In dark matter only simulations of the Universe the "galaxies" that form are roughly spherical (really cigar-shaped). These are the dark matter "haloes" and visible galaxies should reside within them. Although there is much less normal matter in the Universe than dark matter (about 1/6th of the matter in the Universe is in atoms), the normal matter -- unlike dark matter -- can cool down by radiating photons (this is one of the reasons it is more difficult to simulate!). By cooling down, the gaseous normal matter settles into the very centres of the dark matter haloes. In our Galaxy, for example, although most of its total mass is dark matter, interior to the orbit of our Sun (about 8kpc from the Galactic centre) actually most of the mass is in stars and gas, not dark matter. The dark matter dominates the mass only further out -- some 20-50kpc from the Galactic centre. This means that at our local position within the galaxy, the stars and the gas will have a strong influence on the local distribution of dark matter and this is what we set out to measure.

In the super-computer simulations, we observe that dark matter haloes form hierarchically through the successive mergers of smaller halos. Without stars and gas, these mergers occur with random orientations and this is why the haloes are roughly spherical. The gas, however, cools down and settles into a disc (this is why many galaxies are disc galaxies, like our own Galaxy). Once the gas disc has formed, it gradually forms stars producing the galaxies that we see in the Universe today. The key point about our new work is that we realised that this disc of gas and stars will affect the subsequent accretion of the dark matter haloes (each of which contains its own little galaxy). The haloes are now preferentially dragged towards the disc plane. As they are torn apart by tidal forces, their material then settles into a disc-like structure -- this is the dark matter disc. We see precisely this effect in our simulations, which we use to predict how massive/important this dark matter disc should be. It is important to stress that only those haloes that actually 1) get close enough to hit the stellar/gas disc and 2) are oriented close to the disck plane are strongly affected. For this reason, the global structure of the dark matter halo is still roughly spherical, which agrees well with the simulations that model the dark matter alone. But locally -- i.e. around the Earth and the Sun -- there is this focusing effect and so extra to the standard dark matter halo there is a dark matter disc. If we live in a Universe dominated by dark matter, then the dark matter disc is a natural consequence of such a theory and there must be one in our own Galaxy.

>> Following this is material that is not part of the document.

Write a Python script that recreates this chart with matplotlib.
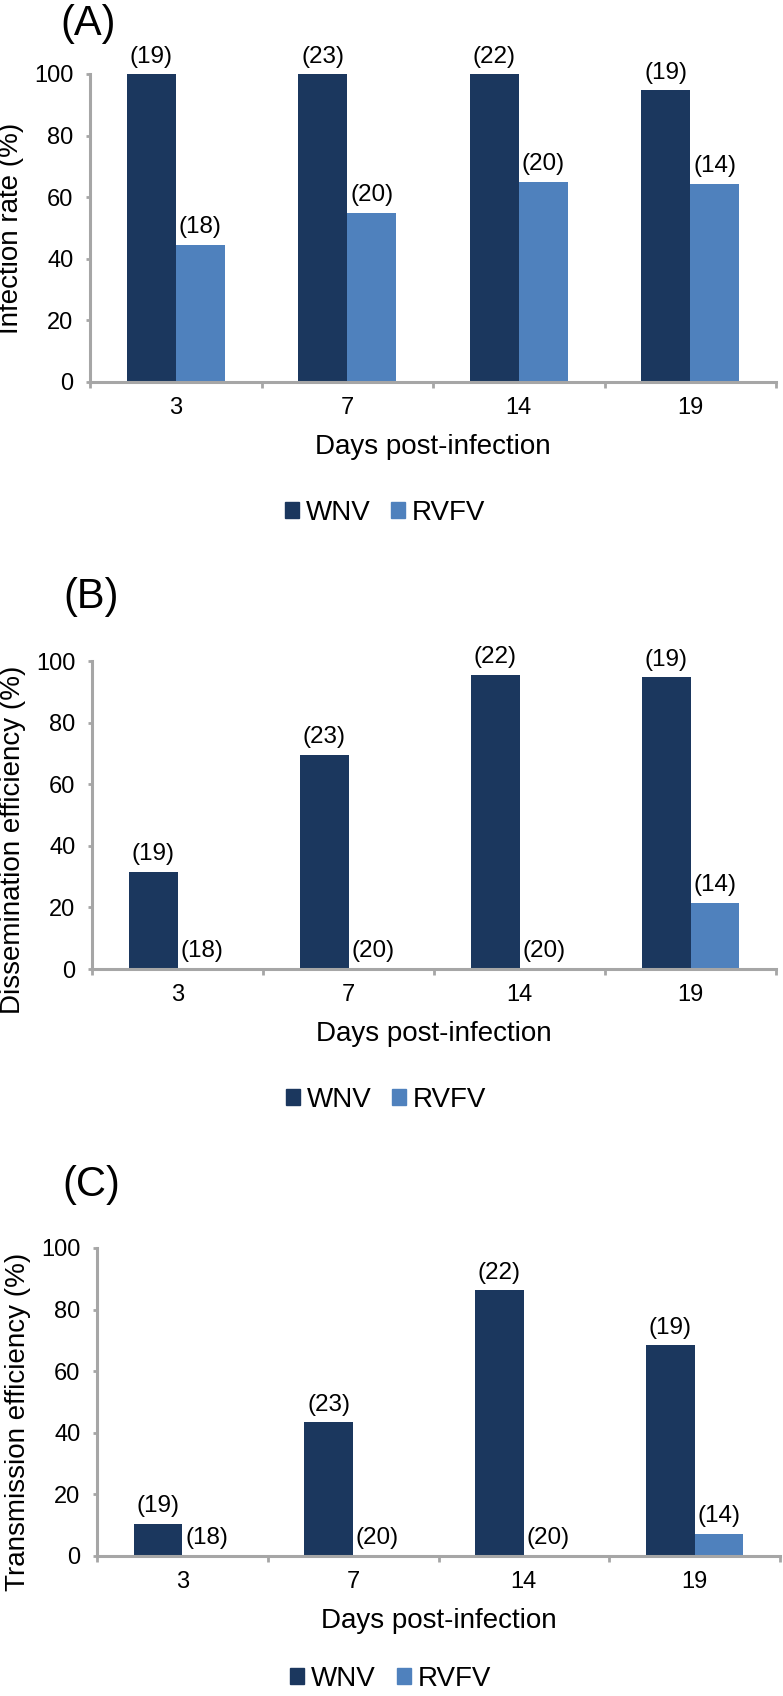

Can dark matter discs and haloes co-exist?
Yes. The haloes are still correct globally. But on smaller scales -- where the Earth and the Sun live -- there is an extra dark matter component in addition to the roughly spherical halo -- the dark matter disc.

What is XENON100 how will it detect dark matter?
Its goal is to try and directly detect dark matter, under the assumption that dark matter is some new fundamental weakly interacting massive particle, or WIMP. It is important for all experiments like XENON to have some idea of how many of these dark matter particles are flowing through the Earth. Firstly, this allows them to design their detectors to be able to better find dark matter. But secondly, if they do actually detect something in the future, it will allow them to understand the signal. Perhaps this analogy will help: Imagine I stand people in a line each 1 metre apart. I then have another group of people run towards the first. They must run in straight lines and start out at random separations. Every now and then the people will bump into one another -- we can think of this as a rare "dark matter detection". Now I can double the number of "detections" (people bumping into each other) either by having twice as many runners, or by having twice as many people standing in the line. Twice as many runners is like changing the amount of dark matter flowing through the Earth. Twice as many people standing still is like changing the dark matter itself. Thus, we need to know how many dark particles are flowing through the Earth in order to then work out what dark matter is. This is where the dark disc becomes important. It rotates almost as fast as the Earth and so, from our point of view, the WIMPs from the dark disc are moving very slowly compared to those from the dark halo [the Earth and Sun are rotating about the centre of our Galaxy at some 220km/s, while the dark halo is roughly stationary]. This source of low velocity WIMPs are interesting because low velocity WIMPs excite a much larger response in a detector than fast moving ones. To take the above analogy too far, it's like the slow moving ones have much more time to give everyone a big push as they walk, rather than run, past. If we expect many of these slow WIMPs, then it would be good to design detectors that are particularly sensitive to them -- increasing our chance of really detecting dark matter for the first time. In this sense XENON100 is exciting because it will be better able than ever before to detect these slow WIMPs. If it sees something, but only at low energy (i.e. low WIMP velocity), this would then be the smoking gun both for dark matter and for the dark matter disc.